Technically that's not quite true for matrix metering, which I believe behaves differently based on what it thinks the actual brightness of various parts of the scene is - so a different aperture would confuse it (as would an ND filter). Shouldn't affect spot or centre-weighted metering, though.

A couple of issues with the matrix meter.

Nikon published quite a lot of information on how the old FA matrix (or AMP) meter worked. It used the absolute scene brightness as a method of classifying the scene and it also ensured that parts of the scene brighter than LV 16 1/3 were given reduced weight or even ignored.
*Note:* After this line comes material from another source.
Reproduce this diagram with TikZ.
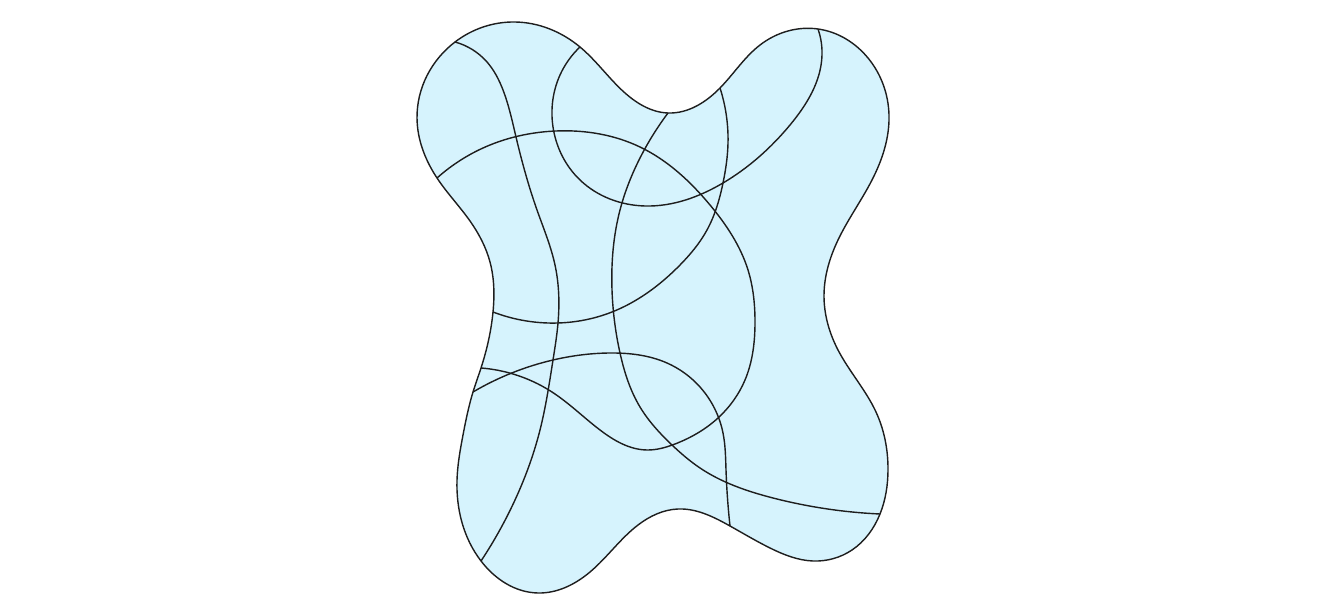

Some of this persists to the present day since recent manuals state "values over 16 1/3 EV are reduced to 16 1/3 EV." Note that 16 1/3 LV is 16 1/3 EV at ISO 100.

 

Another point is that if you put a lens on a bellows the exit pupil moves forward and it's my belief that short focal length lenses need a correction for matrix metering since an exit pupil close to the film/sensor plane will result in a significant cos^4 falloff in illumination. My guess is that the camera uses the supplied focal length and aperture as an index into a database, retrieving the exit pupil position. Only a rough index, of course, since the identification is not unique. If the exit pupil moves forward then the falloff will be reduced and any correction may be excessive.

 

I believe that the above argument is supported by the statement in my manual that the accuracy of CW and spot metering is improved if both focal length and aperture are supplied.

 

Nikon used to supply a BR-4 ring that worked the aperture stop down lever via a cable release. There was also a double cable release that worked the camera release and also the BR-4 aperture control or the aperture control part of the PB-6 bellows. I've not seen any of these things but imagine that the lens is stopped down in a slow relaxed fashion prior to releasing the shutter on the camera - so this doesn't really make any difference to the Df stop down issues.